● Available data:
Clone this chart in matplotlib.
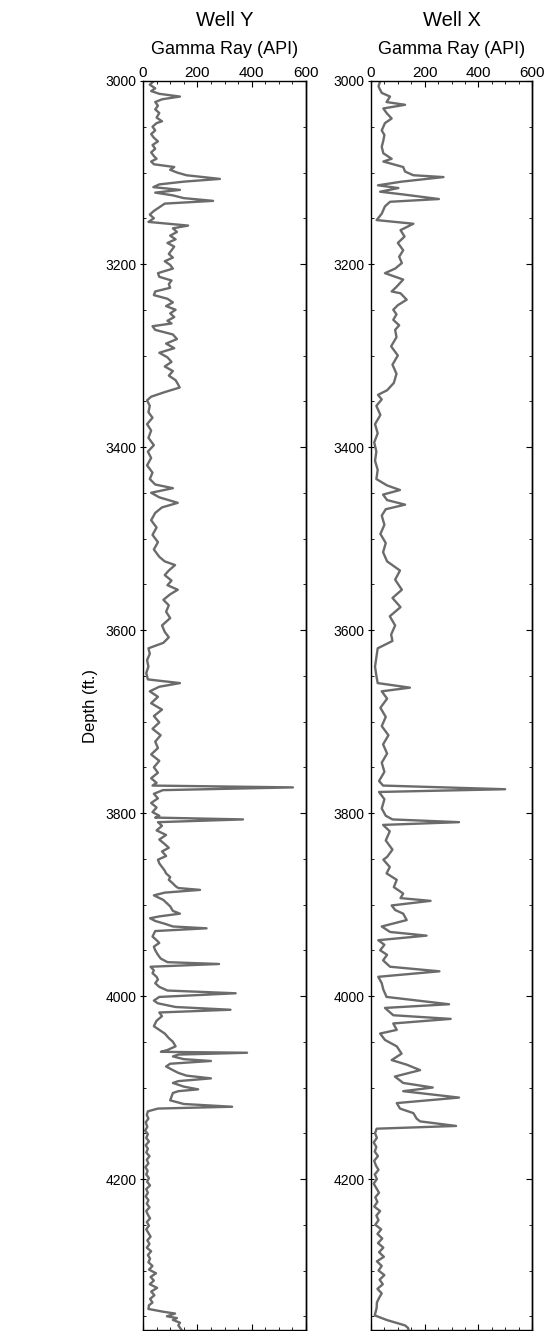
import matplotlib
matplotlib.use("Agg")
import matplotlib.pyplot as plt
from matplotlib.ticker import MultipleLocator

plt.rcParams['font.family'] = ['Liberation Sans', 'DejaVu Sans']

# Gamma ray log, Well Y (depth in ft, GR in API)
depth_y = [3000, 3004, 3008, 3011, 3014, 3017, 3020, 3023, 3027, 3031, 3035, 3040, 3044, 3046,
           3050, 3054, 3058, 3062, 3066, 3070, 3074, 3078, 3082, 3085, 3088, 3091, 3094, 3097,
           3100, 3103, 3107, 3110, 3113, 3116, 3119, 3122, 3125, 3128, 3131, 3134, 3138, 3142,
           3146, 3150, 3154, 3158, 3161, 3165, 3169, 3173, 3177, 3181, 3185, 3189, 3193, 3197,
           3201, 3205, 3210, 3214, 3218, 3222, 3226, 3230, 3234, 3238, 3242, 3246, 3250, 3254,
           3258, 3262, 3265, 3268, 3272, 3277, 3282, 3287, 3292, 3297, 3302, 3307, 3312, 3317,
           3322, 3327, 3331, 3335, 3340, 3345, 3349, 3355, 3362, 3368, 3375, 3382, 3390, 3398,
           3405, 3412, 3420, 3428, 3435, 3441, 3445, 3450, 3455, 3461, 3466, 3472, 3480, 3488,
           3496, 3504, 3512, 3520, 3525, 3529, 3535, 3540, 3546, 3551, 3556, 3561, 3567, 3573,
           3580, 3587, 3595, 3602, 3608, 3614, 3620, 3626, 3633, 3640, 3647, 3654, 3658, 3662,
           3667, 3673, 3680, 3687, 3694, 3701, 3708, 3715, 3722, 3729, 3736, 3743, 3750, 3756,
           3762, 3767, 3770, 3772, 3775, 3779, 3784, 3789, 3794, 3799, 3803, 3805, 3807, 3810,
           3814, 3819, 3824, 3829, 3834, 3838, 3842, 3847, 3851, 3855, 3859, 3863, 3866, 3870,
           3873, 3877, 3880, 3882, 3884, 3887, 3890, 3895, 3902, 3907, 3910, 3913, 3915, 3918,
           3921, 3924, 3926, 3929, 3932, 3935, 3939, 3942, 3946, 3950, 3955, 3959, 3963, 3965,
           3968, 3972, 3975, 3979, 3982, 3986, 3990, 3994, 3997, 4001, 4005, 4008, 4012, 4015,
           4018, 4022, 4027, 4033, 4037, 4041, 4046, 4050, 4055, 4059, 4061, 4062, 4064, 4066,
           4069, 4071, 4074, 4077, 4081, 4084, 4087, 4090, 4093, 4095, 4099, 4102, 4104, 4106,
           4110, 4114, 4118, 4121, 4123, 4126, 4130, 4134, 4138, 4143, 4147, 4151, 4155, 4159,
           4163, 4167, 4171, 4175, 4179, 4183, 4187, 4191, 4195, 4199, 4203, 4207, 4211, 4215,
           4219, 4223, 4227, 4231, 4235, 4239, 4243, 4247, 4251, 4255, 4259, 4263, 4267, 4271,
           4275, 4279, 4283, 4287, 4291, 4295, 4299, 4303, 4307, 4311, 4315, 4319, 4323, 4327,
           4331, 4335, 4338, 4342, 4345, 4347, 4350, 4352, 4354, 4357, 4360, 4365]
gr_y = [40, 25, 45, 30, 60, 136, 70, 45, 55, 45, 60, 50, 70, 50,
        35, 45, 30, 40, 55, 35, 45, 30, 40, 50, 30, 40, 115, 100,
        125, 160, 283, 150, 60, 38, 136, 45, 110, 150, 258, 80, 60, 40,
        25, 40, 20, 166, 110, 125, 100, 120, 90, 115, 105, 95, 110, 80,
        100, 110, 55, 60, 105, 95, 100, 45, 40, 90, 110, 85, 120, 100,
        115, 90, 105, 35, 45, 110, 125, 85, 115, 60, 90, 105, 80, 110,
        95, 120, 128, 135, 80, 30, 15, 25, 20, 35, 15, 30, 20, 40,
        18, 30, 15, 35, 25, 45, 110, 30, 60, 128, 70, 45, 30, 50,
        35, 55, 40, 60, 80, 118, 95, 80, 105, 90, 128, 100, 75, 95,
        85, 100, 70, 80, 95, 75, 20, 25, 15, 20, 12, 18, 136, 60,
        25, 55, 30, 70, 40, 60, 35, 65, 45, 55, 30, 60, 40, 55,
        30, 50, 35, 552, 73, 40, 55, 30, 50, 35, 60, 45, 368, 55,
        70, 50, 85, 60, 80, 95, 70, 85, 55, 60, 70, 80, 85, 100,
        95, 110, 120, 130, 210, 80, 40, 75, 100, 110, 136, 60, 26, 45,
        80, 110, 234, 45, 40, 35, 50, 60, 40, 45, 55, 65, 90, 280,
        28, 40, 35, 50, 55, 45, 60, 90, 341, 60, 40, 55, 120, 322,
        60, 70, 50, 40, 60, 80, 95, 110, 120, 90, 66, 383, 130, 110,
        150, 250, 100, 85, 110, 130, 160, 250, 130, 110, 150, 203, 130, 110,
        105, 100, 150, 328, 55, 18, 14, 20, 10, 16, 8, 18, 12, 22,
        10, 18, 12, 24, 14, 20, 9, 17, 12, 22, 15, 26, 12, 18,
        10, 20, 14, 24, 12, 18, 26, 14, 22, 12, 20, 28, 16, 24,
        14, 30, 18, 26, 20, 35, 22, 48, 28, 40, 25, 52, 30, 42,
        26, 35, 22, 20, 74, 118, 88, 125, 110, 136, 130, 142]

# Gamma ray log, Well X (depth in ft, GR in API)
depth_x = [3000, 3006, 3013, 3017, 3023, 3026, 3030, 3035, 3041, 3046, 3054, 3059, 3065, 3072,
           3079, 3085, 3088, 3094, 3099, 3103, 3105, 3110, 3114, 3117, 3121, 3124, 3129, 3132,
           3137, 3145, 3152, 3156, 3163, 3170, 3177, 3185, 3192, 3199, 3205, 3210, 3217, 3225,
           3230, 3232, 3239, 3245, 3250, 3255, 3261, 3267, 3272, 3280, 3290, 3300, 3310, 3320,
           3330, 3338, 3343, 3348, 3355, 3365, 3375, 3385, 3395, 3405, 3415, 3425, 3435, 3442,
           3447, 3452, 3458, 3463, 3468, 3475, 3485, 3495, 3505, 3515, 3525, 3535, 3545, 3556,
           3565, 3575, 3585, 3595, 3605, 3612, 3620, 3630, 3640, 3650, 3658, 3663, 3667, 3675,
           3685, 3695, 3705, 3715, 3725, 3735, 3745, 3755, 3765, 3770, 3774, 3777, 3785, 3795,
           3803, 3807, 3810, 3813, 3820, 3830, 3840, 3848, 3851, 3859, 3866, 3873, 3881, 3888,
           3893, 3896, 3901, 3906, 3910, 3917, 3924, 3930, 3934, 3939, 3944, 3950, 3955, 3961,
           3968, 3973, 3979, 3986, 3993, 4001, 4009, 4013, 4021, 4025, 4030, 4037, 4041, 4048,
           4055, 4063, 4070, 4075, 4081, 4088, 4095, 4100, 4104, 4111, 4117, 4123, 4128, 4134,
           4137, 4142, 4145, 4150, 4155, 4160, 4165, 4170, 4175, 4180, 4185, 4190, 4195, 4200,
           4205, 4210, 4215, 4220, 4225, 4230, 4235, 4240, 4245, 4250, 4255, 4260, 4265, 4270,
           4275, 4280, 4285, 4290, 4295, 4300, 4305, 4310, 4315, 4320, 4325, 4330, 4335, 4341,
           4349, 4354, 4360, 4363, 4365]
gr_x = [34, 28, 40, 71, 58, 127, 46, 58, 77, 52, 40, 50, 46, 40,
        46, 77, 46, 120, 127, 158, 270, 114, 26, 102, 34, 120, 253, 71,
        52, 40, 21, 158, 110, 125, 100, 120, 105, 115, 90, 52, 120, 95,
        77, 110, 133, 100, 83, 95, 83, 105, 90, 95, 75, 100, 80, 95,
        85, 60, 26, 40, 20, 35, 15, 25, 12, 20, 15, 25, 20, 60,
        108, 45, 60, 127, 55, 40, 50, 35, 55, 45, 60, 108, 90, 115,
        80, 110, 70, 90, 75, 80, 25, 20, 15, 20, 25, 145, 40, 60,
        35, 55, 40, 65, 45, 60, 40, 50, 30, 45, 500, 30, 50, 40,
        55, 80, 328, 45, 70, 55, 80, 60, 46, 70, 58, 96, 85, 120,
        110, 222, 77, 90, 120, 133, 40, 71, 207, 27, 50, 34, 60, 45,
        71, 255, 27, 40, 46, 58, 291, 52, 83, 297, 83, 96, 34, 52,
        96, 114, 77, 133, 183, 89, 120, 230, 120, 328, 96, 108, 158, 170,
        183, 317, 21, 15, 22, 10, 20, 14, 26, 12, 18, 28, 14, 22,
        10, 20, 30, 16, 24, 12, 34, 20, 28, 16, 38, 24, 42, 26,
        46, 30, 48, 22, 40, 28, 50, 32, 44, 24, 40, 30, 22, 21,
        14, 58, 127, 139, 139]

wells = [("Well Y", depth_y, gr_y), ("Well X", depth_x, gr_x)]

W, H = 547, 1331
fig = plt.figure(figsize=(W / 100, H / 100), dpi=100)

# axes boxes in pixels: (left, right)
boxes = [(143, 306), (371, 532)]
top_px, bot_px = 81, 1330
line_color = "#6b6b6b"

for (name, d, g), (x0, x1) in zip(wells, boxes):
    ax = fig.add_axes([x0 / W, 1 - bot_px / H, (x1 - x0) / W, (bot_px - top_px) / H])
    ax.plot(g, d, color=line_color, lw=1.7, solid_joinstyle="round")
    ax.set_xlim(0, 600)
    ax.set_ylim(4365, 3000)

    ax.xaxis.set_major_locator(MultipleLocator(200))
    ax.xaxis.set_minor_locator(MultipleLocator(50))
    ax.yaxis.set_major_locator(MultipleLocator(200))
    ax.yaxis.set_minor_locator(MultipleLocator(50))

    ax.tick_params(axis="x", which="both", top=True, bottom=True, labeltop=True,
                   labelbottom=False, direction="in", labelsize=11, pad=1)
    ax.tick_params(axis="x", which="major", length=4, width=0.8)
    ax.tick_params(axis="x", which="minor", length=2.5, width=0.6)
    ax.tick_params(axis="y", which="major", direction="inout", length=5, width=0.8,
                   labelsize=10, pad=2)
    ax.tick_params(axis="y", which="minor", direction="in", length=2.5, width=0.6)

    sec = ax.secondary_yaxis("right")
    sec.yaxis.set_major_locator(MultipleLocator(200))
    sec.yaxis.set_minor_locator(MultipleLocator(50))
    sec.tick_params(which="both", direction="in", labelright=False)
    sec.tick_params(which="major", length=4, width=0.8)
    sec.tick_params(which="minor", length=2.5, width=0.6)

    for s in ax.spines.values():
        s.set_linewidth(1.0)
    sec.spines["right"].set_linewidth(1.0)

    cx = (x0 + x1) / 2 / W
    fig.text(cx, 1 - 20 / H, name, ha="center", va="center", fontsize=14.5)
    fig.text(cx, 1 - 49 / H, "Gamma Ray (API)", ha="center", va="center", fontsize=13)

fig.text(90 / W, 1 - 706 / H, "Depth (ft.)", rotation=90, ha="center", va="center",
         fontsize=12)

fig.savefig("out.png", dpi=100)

● Prompt: Copy out every line from the data above that has "matplotlib" in it.

● Result of the task:
Clone this chart in matplotlib.
import matplotlib
matplotlib.use("Agg")
import matplotlib.pyplot as plt
from matplotlib.ticker import MultipleLocator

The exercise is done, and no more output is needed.